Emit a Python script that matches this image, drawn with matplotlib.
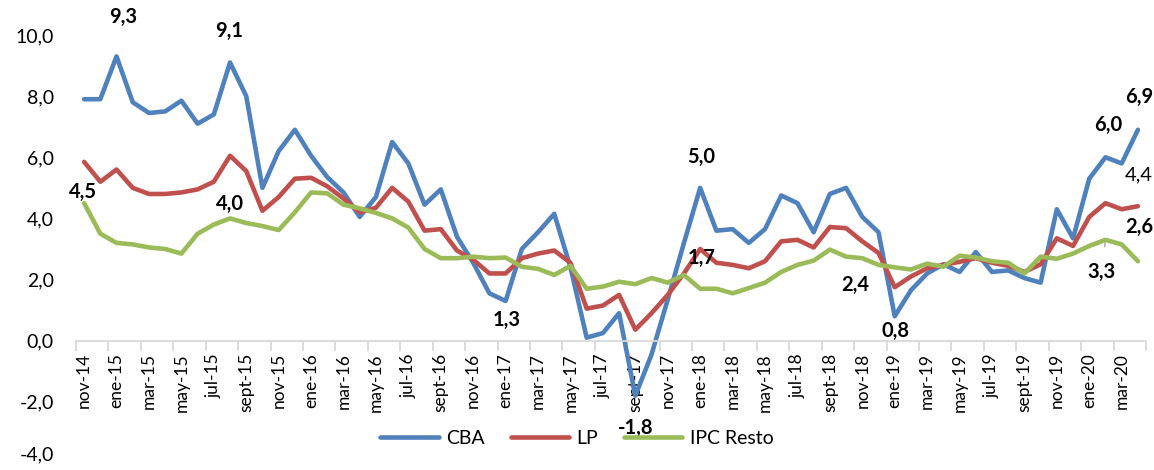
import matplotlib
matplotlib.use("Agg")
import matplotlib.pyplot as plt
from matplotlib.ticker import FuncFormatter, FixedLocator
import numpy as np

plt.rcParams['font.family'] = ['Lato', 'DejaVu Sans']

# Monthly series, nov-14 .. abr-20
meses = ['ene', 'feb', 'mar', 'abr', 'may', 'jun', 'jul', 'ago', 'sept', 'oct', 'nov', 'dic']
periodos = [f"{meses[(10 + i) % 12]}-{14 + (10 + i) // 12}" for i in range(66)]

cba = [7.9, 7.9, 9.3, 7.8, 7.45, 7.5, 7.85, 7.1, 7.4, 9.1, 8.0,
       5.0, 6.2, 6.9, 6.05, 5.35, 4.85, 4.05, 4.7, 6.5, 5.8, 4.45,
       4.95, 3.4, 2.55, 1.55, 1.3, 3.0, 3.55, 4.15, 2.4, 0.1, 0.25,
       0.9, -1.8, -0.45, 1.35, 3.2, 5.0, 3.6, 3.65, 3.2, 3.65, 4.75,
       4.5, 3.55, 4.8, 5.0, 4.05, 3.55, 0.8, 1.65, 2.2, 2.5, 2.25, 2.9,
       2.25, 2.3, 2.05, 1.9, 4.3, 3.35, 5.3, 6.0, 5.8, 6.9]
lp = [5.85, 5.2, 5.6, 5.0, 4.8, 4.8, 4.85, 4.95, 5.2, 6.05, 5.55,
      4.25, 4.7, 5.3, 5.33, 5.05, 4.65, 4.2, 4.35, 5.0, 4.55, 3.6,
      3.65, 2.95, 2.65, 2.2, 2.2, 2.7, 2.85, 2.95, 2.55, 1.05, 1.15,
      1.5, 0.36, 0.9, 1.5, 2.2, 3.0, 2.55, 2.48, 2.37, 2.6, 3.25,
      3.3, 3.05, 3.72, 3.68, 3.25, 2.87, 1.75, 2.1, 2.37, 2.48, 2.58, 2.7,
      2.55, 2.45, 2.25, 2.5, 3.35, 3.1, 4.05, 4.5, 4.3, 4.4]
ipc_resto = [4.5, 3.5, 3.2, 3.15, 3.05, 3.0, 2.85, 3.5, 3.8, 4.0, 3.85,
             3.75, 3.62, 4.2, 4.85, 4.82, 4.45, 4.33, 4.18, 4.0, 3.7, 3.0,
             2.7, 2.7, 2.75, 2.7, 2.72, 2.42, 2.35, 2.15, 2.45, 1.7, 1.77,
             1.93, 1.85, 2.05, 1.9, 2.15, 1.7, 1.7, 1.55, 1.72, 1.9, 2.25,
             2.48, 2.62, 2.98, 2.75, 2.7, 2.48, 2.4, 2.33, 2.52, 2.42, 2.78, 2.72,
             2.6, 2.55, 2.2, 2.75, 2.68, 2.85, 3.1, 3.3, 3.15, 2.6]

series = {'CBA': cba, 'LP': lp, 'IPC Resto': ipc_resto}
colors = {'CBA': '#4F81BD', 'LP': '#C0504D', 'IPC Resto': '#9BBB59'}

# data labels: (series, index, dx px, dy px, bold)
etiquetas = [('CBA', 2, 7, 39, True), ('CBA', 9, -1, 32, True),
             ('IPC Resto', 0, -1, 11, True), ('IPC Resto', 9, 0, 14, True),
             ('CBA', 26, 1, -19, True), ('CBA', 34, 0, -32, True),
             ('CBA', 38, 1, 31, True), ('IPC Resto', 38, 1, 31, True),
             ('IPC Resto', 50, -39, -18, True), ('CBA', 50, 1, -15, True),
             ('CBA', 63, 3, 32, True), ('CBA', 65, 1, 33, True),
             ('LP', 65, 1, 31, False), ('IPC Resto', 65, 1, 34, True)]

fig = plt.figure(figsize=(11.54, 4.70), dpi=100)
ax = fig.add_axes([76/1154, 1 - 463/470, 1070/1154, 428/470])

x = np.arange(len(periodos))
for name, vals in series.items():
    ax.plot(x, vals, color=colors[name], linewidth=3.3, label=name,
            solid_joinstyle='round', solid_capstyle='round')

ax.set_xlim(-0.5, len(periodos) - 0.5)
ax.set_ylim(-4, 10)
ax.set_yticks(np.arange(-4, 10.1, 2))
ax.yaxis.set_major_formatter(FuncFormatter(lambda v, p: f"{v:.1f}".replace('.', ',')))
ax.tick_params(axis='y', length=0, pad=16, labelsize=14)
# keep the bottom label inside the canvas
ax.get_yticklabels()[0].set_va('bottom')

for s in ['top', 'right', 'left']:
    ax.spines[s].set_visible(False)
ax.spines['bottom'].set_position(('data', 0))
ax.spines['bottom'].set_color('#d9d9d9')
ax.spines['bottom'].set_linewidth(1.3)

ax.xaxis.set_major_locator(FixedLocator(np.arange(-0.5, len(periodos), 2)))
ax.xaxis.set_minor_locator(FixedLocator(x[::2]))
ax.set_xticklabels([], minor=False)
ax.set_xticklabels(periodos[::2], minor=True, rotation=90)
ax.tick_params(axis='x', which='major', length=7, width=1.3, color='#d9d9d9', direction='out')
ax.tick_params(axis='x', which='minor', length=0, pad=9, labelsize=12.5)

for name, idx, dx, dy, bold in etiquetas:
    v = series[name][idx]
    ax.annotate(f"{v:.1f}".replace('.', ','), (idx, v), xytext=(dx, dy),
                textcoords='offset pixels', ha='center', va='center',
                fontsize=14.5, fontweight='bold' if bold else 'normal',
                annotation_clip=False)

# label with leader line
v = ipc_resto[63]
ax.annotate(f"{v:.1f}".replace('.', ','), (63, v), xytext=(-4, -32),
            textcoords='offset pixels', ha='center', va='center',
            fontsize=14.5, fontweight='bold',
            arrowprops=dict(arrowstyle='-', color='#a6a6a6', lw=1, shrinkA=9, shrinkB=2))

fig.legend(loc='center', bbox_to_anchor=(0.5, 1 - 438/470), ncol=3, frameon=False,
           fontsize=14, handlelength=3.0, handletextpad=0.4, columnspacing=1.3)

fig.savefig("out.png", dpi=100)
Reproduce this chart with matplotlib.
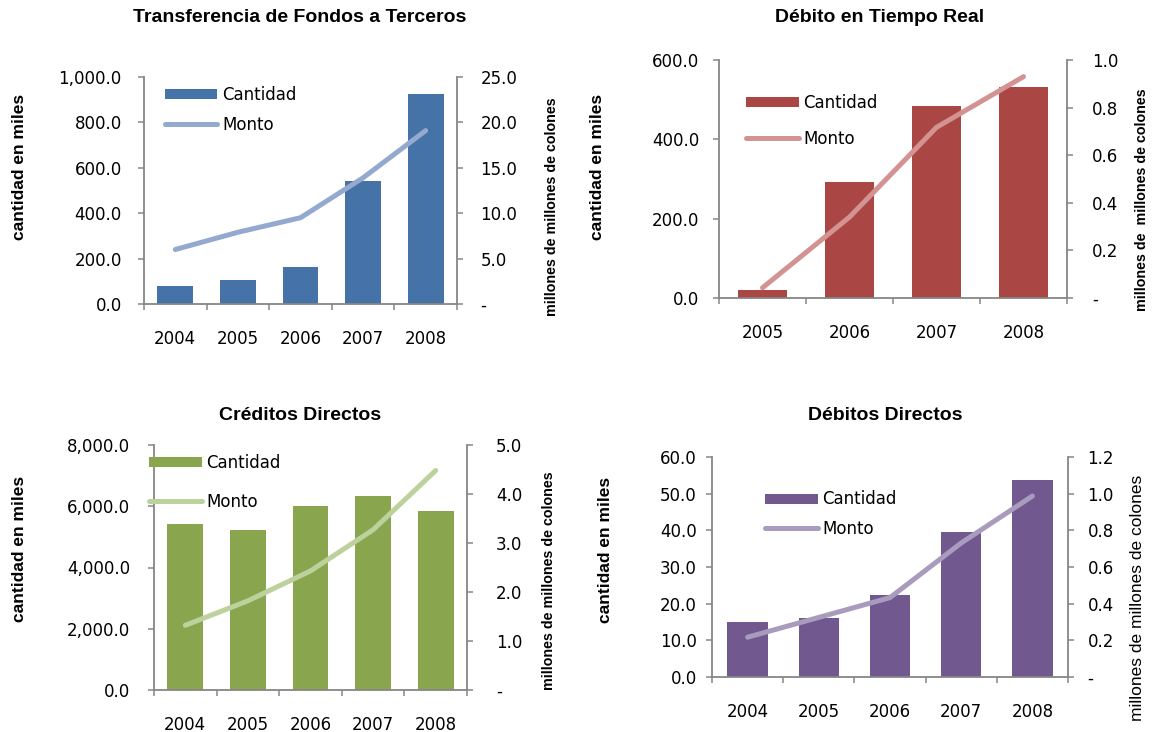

### Task prompt
Extract every line containing the string "matplotlib" from the data above.

### Correct output
Emit a Python script that matches this image, drawn with matplotlib.
import matplotlib
matplotlib.use("Agg")
import matplotlib.pyplot as plt
from matplotlib.ticker import FuncFormatter, FixedLocator
Reproduce this chart with matplotlib.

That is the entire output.